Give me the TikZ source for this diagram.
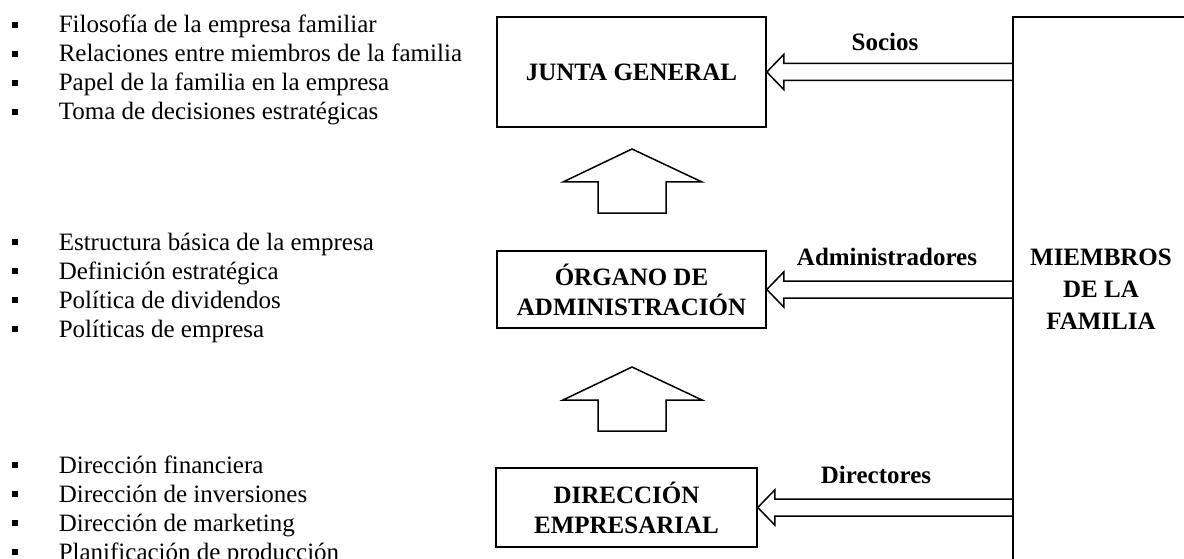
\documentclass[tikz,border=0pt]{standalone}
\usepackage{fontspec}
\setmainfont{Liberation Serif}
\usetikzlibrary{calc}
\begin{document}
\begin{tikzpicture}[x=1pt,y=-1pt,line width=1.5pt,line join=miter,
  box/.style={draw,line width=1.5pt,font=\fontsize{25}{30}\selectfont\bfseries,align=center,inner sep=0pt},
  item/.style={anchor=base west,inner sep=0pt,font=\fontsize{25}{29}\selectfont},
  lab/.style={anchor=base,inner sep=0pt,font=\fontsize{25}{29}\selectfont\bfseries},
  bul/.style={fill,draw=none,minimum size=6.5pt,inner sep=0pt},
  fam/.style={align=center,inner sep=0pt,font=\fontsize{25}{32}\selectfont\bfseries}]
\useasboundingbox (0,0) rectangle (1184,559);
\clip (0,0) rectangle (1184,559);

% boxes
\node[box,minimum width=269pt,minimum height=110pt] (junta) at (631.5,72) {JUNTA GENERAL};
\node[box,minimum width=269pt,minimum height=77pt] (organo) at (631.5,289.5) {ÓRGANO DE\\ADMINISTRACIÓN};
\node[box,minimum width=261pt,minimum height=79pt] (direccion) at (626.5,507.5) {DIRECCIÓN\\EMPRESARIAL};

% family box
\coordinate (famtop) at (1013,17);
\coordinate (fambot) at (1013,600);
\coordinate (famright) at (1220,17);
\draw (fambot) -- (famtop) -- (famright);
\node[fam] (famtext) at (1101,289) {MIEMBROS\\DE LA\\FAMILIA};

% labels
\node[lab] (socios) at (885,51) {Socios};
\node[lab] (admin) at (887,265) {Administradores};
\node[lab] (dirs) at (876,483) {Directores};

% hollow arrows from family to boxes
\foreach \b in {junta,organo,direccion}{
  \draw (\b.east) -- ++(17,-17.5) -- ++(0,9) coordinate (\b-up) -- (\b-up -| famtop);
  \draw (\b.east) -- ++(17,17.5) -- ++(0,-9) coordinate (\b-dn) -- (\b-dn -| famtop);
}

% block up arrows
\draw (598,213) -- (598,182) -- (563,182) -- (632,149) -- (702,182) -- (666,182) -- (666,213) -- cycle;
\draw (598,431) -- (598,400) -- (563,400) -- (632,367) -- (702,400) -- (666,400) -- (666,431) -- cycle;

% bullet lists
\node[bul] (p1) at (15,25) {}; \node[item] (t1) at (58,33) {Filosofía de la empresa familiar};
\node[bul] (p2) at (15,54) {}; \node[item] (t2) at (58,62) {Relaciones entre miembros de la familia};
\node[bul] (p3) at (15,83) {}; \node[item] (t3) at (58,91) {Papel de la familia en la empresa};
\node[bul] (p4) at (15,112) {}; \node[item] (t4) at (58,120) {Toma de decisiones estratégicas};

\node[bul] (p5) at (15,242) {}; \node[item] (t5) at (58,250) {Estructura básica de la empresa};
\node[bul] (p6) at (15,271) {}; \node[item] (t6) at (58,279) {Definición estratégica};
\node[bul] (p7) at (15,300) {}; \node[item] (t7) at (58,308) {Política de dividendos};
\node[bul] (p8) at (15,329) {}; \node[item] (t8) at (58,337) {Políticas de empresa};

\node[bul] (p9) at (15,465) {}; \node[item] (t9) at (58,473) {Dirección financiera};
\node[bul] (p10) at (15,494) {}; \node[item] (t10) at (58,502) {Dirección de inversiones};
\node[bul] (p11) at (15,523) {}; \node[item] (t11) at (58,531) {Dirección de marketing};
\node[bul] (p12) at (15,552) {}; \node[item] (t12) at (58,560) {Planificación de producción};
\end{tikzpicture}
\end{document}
★ ★ ★
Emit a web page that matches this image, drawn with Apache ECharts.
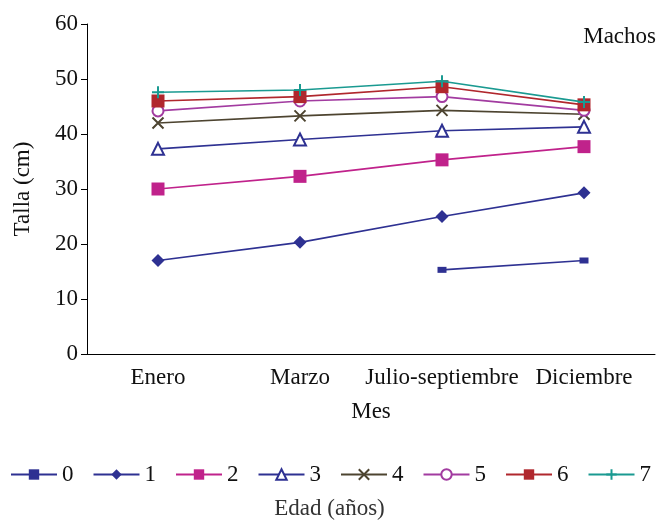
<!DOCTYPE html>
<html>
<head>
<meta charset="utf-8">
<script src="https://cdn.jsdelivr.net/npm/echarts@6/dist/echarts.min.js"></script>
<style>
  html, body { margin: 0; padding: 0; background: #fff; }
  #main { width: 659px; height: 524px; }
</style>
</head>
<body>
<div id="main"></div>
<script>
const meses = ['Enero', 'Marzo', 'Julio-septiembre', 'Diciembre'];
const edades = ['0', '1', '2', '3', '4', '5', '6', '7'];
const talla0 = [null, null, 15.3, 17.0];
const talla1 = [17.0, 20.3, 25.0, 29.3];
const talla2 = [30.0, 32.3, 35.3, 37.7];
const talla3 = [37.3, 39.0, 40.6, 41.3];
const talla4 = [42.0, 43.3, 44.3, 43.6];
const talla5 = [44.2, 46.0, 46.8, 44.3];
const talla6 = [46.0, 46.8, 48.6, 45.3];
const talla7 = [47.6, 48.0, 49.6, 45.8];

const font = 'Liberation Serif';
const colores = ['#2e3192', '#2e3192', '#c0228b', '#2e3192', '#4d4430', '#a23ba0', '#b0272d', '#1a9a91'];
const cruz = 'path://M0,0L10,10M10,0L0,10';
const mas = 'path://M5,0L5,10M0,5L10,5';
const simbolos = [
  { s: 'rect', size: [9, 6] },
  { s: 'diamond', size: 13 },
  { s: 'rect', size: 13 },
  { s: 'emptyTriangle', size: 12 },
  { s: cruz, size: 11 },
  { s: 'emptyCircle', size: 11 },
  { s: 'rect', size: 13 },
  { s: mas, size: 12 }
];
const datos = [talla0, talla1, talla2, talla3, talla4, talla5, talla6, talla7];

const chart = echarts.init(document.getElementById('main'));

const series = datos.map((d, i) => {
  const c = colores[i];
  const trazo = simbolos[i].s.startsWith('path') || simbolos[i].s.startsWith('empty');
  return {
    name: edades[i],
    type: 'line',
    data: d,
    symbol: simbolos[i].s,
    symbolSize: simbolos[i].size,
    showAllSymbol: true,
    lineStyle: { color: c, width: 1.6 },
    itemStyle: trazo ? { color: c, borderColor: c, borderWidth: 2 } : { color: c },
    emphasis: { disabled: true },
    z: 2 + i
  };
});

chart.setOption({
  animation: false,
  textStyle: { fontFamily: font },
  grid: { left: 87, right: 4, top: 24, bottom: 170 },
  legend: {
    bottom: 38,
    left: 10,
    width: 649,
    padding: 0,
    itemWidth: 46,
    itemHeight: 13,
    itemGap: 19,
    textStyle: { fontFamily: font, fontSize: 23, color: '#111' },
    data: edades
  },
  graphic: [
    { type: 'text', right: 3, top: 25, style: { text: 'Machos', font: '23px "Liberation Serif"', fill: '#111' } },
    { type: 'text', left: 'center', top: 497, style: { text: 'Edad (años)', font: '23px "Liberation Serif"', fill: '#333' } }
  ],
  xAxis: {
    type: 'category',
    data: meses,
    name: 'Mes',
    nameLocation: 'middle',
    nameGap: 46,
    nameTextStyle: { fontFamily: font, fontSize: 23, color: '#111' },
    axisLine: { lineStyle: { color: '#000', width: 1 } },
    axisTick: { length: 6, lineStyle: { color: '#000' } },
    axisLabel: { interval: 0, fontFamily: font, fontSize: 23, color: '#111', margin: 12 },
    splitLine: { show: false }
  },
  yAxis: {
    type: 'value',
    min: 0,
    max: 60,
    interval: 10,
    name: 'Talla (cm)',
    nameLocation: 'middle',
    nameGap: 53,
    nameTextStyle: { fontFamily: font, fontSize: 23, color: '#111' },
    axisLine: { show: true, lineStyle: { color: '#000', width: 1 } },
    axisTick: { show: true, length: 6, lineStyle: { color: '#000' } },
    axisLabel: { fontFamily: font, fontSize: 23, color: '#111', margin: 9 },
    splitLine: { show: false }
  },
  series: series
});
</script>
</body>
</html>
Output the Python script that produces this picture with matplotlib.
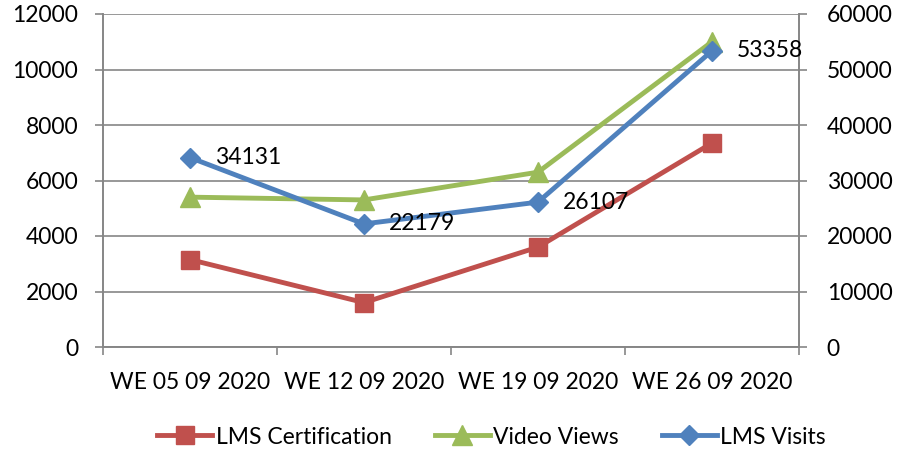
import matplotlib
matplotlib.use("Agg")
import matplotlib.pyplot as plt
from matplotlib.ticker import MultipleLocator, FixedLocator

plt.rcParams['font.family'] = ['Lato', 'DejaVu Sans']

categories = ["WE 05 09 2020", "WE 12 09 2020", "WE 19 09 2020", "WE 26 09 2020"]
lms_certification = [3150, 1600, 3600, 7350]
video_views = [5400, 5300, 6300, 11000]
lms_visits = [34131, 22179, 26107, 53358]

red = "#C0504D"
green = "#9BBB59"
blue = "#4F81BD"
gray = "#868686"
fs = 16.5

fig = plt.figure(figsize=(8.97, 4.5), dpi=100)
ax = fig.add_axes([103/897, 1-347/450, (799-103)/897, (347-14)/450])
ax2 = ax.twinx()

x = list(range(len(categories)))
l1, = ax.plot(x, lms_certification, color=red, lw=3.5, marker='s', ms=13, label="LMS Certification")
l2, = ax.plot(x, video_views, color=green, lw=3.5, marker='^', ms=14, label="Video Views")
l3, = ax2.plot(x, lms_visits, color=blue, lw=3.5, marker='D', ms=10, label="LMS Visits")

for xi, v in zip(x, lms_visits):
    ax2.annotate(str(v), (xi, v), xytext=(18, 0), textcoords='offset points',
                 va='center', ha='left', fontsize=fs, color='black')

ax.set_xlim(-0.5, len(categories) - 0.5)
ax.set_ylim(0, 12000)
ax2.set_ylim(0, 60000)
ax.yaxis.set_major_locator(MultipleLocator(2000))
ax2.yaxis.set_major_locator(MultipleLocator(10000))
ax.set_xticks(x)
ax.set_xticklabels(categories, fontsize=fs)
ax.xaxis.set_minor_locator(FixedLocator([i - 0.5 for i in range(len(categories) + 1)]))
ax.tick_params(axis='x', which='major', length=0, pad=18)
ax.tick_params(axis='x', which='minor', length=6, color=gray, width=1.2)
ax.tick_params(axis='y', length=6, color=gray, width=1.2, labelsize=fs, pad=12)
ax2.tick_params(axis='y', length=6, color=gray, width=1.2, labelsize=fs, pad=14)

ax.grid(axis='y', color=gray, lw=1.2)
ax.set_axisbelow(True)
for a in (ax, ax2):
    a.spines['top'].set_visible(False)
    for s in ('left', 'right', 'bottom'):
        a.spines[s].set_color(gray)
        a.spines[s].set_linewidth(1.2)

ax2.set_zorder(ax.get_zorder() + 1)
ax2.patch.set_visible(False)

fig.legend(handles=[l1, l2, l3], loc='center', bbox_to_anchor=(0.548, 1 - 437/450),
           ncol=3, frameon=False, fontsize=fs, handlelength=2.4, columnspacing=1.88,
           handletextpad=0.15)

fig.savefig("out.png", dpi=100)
★ ★ ★
__What to do__
Repeat exactly the stretch of lines that opens with the line containing "Emit a web page" and closes with the line containing "const chart = echarts.init(document.getElementById('main'));". Leave the pictures out, and add nothing.

__The reply__
Emit a web page that matches this image, drawn with Apache ECharts.
<!DOCTYPE html>
<html>
<head>
<meta charset="utf-8">
<script src="https://cdn.jsdelivr.net/npm/echarts@6/dist/echarts.min.js"></script>
<style>
  html, body { margin: 0; padding: 0; background: #fff; }
  #main { width: 659px; height: 524px; }
</style>
</head>
<body>
<div id="main"></div>
<script>
const meses = ['Enero', 'Marzo', 'Julio-septiembre', 'Diciembre'];
const edades = ['0', '1', '2', '3', '4', '5', '6', '7'];
const talla0 = [null, null, 15.3, 17.0];
const talla1 = [17.0, 20.3, 25.0, 29.3];
const talla2 = [30.0, 32.3, 35.3, 37.7];
const talla3 = [37.3, 39.0, 40.6, 41.3];
const talla4 = [42.0, 43.3, 44.3, 43.6];
const talla5 = [44.2, 46.0, 46.8, 44.3];
const talla6 = [46.0, 46.8, 48.6, 45.3];
const talla7 = [47.6, 48.0, 49.6, 45.8];

const font = 'Liberation Serif';
const colores = ['#2e3192', '#2e3192', '#c0228b', '#2e3192', '#4d4430', '#a23ba0', '#b0272d', '#1a9a91'];
const cruz = 'path://M0,0L10,10M10,0L0,10';
const mas = 'path://M5,0L5,10M0,5L10,5';
const simbolos = [
  { s: 'rect', size: [9, 6] },
  { s: 'diamond', size: 13 },
  { s: 'rect', size: 13 },
  { s: 'emptyTriangle', size: 12 },
  { s: cruz, size: 11 },
  { s: 'emptyCircle', size: 11 },
  { s: 'rect', size: 13 },
  { s: mas, size: 12 }
];
const datos = [talla0, talla1, talla2, talla3, talla4, talla5, talla6, talla7];

const chart = echarts.init(document.getElementById('main'));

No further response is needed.